Das Wienerlied – abseits der namengebenden Stadt droht es im Dunst der Vergangenheit zu verschwinden, seitdem beim nachwachsenden Publikum selbst Namen wie Peter Alexander, Wolfgang Ambros, Michael Heltau oder André Heller (um nur die jenseits der Donaustadtgrenzen allerbekanntesten zu nennen) bloß noch ein Achselzucken hervorrufen. Wie gut, dass es da Günther Groissböck gibt! Der Sänger ist nicht nur einer der besten Opern-Bässe heutiger Zeit, weithin gefragt als Interpret von Wagners Tiefpartien und, seine Paraderolle, als Ochs im „Rosenkavalier“; Groissböck hat auch ein ausgeprägtes Faible für das Wienerlied.

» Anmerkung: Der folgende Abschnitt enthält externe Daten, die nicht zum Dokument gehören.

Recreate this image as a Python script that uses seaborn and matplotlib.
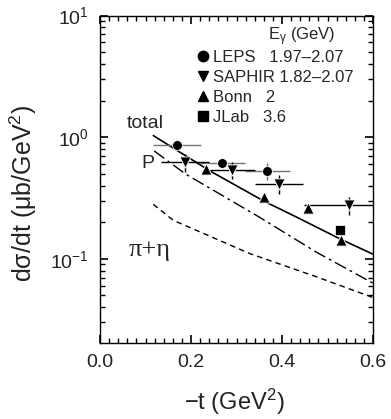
import matplotlib
matplotlib.use("Agg")
import matplotlib.pyplot as plt
import seaborn as sns
from matplotlib.ticker import MultipleLocator, LogLocator, NullFormatter, FormatStrFormatter
from matplotlib.lines import Line2D


# data (-t in GeV^2, dsigma/dt in mub/GeV^2)
leps_t = [0.169, 0.269, 0.368]
leps_y = [0.855, 0.61, 0.53]
leps_terr = [0.052, 0.05, 0.05]
leps_yerr = [0.03, 0.04, 0.085]

saphir_t = [0.187, 0.291, 0.394, 0.548]
saphir_y = [0.62, 0.54, 0.414, 0.275]
saphir_terr = [0.053, 0.05, 0.053, 0.10]
saphir_yerr = [0.10, 0.09, 0.07, 0.048]

bonn_t = [0.232, 0.36, 0.458, 0.53]
bonn_y = [0.55, 0.321, 0.263, 0.142]

jlab_t = [0.527]
jlab_y = [0.171]

# model curves
total_t = [0.117, 0.242, 0.36, 0.432, 0.527, 0.60]
total_y = [1.03, 0.526, 0.298, 0.22, 0.146, 0.109]

pom_t = [0.119, 0.187, 0.35, 0.476, 0.60]
pom_y = [0.77, 0.50, 0.22, 0.113, 0.063]

pieta_t = [0.117, 0.161, 0.33, 0.476, 0.60]
pieta_y = [0.28, 0.207, 0.110, 0.071, 0.048]

legend_labels = ["LEPS   1.97\u20132.07", "SAPHIR 1.82\u20132.07", "Bonn   2", "JLab   3.6"]


# style
sns.set_style("white")
plt.rcParams["font.family"] = ["Liberation Sans", "DejaVu Sans"]
plt.rcParams["mathtext.fontset"] = "custom"
plt.rcParams["mathtext.rm"] = "Liberation Sans"
plt.rcParams["mathtext.it"] = "Liberation Sans:italic"
plt.rcParams["mathtext.bf"] = "Liberation Sans:bold"
plt.rcParams["axes.linewidth"] = 1.0
plt.rcParams["axes.edgecolor"] = "black"
plt.rcParams["axes.axisbelow"] = False

fig = plt.figure(figsize=(3.91, 4.19), dpi=100)
ax = fig.add_axes([0.256, 0.182, 0.698, 0.781])


# curves
sns.lineplot(x=total_t, y=total_y, color="black", lw=1.2, ax=ax)
sns.lineplot(x=pom_t, y=pom_y, color="black", lw=1.0, ax=ax,
             linestyle=(0, (9, 3, 2, 3)))
sns.lineplot(x=pieta_t, y=pieta_y, color="black", lw=1.0, ax=ax,
             linestyle=(0, (4, 3)))

# error bars
ax.errorbar(leps_t, leps_y, xerr=leps_terr, yerr=leps_yerr, fmt="none",
            ecolor="0.45", elinewidth=1.0, capsize=0)
ax.errorbar(saphir_t, saphir_y, xerr=saphir_terr, yerr=saphir_yerr, fmt="none",
            ecolor="black", elinewidth=1.0, capsize=0)

# markers
sns.scatterplot(x=leps_t, y=leps_y, marker="o", s=50, color="black", ax=ax, zorder=5)
sns.scatterplot(x=saphir_t, y=saphir_y, marker="v", s=65, color="black", ax=ax, zorder=5)
sns.scatterplot(x=bonn_t, y=bonn_y, marker="^", s=65, color="black", ax=ax, zorder=5)
sns.scatterplot(x=jlab_t, y=jlab_y, marker="s", s=42, color="black", ax=ax, zorder=5)

# axes
ax.set_yscale("log")
ax.set_xlim(0, 0.6)
ax.set_ylim(0.0204, 10)
ax.xaxis.set_major_locator(MultipleLocator(0.2))
ax.xaxis.set_minor_locator(MultipleLocator(0.02))
ax.xaxis.set_major_formatter(FormatStrFormatter("%.1f"))
ax.yaxis.set_major_locator(LogLocator(base=10, numticks=10))
ax.yaxis.set_minor_locator(LogLocator(base=10, subs=range(2, 10), numticks=10))
ax.yaxis.set_minor_formatter(NullFormatter())
ax.tick_params(axis="both", which="major", direction="in", top=True, right=True,
               bottom=True, left=True, length=6, width=1.2, color="black",
               pad=8, labelsize=14, labelcolor="#222222")
ax.tick_params(axis="both", which="minor", direction="in", top=True, right=True,
               bottom=True, left=True, length=3.5, width=1.0, color="black")

ax.set_xlabel("\u2212t (GeV$^2$)", fontsize=17, color="#222222")
ax.set_ylabel("d\u03c3/dt (\u03bcb/GeV$^2$)", fontsize=18, color="#222222")
ax.xaxis.set_label_coords(0.49, -0.135)
ax.yaxis.set_label_coords(-0.225, 0.455)

# curve names
ax.text(0.099, 1.30, "total", fontsize=14, ha="center", va="center")
ax.text(0.105, 0.61, "P", fontsize=14, ha="center", va="center")
ax.text(0.108, 0.118, "\u03c0+\u03b7", fontsize=19, ha="center", va="center",
        family=["Liberation Serif", "DejaVu Serif"])

# legend
ax.text(0.74, 0.935, "E$_\\mathrm{\\gamma}$ (GeV)", fontsize=12,
        ha="center", va="center", transform=ax.transAxes)
markers = ["o", "v", "^", "s"]
handles = [Line2D([], [], marker=m, color="black", linestyle="none", markersize=7.5)
           for m in markers]
ax.legend(handles, legend_labels, loc="upper left", bbox_to_anchor=(0.36, 0.895),
          frameon=False, fontsize=12, handlelength=0.6, handletextpad=0.25,
          labelspacing=0.3, borderpad=0, borderaxespad=0)

plt.savefig("out.png", dpi=100)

Dieses ist ein echter Sonderfall, der nur gedeiht im Milieu zwischen Stephansdom und blauem Strom. Eine Liedform, wie sie irgendwann im 19. Jahrhundert auf dem Plan erschien, manche sagen, „zur Raimund-Zeit“. Im Wienerlied geht es so gut wie immer um Wienseligkeit, und es ist wohl kein Zufall, dass man da nur zwei Buchstaben vertauschen muss, um zu erfahren, worum es – nicht weniger wichtig – ebenfalls geht. Auch ist von der „guten alten Zeit“ immer gern die Rede in dieser Sorte Lied, und nicht selten kommt der Herrgott ins Spiel, aber mit dem ist man in Wien auf Du und Du. Zucker ist generell viel drin in der Melange, gepuffert durch Melancholie förderndes Bitterkraut – alles zusammen gut fürs Gemüt, bei Zuvielgenuss droht aber auch leicht Kopfweh.

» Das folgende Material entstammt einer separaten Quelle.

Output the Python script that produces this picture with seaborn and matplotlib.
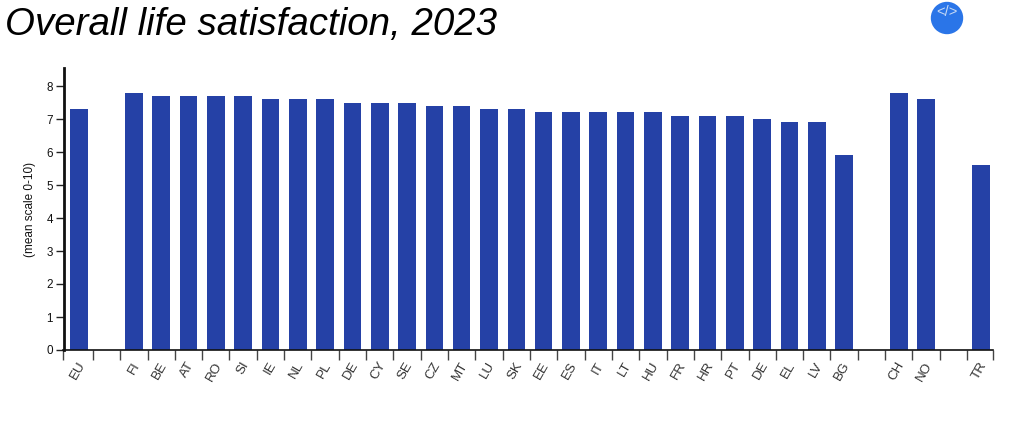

Philharmonia Schrammeln Wien erweisen Mozart beim Mozartfest die Ehre
Das melodisch-rhythmische Fundament hingegen kann seine Herkunft aus dem Alpenraum nicht verleugnen, so ländlerhaft sich das Wienerlied dreht, wenn auch in sehr, sehr elastischem Tempo. Die klassische Instrumentalbeigabe ist das Schrammel-Quartett: zwei Geigen, ein Saiten-Unikum mit Namen Kontragitarre (und einem zweiten Hals für Basssaiten) sowie einer kleinen Knopfharmonika. Die Philharmonia Schrammeln Wien, die Günther Groissböck bei seinem Augsburger Auftritt im Kleinen Goldenen Saal begleiten, sind sogar in Überzahl, ihr fünfter Mann spielt auf der nicht weniger traditionellen Hoch-G-Klarinette, ein fadendünn hinaufpieksendes „Hölzl“. Zu Beginn des Konzerts beim Mozartfest verbeugen die fünf sich erst einmal musikalisch vor dem Festival-Namensgeber, indem sie Josef Lanners „Mozartisten“-Walzer darbieten, und Groissböck tut es ihnen nach, wenn er seinen erdig-voluminösen Pracht-Bass eingangs strömen lässt in Osmins Arie „Wer ein Liebchen hat gefunden“ aus Mozarts „Entführung“. Danach aber alles Wienerlied, jedenfalls so gut wie.
Einfach singen, das brächte diese Lieder um ihre Wirkung – man muss sie schon zum Besten geben. Das tut Groissböck, und er tut es überzeugend, denn er weiß um die subtilen Zwischentöne, die da zwischen den Textritzen darauf warten, hervorgezogen zu werden. Wer könnte überzeugender sein als dieses fesche Sängermannsbild, wenn da im Lied nach den „schönen Maderln“ geschielt wird; und wie könnte man Gröissböck den „klana Lausbua“ nicht abnehmen, wenn der dazu den Mund bis ans Ohr zum kecken Schlitz verzieht!
Bei Günther Groissböck wird gewienert mit Geschmack
Als erfahrener Rollengestalter weiß er auch, wie man die Wirkung des (fiktiv genossenen) Weins von Refrain zu Refrain zu kumulieren hat, ohne Geschmacksgrenzen zu übertreten. Natürlich verlangt das „Weanalead“, dass da gewienert wird, aber der Nichtwiener Groissböck, gebürtiger Niederösterreicher, macht das – soweit sich dies aus noch viel weiterer Herkunftsdistanz beurteilen lässt – ausgesprochen kultiviert, ohne an Schmäh zu verlieren.
In der vom vollen Saal heftig eingeforderten Zugabe schließt sich der Kreis mit Mozart und „Là ci darem la mano“, dem Duett aus „Don Giovanni“: Groissböck natürlich in der Rolle des sanguinisch fordernden Schwerenöters – während den Zerlina-Part die Hoch-G-Klarinette übernimmt, selbstverständlich in höchsten Tönen jubilierend.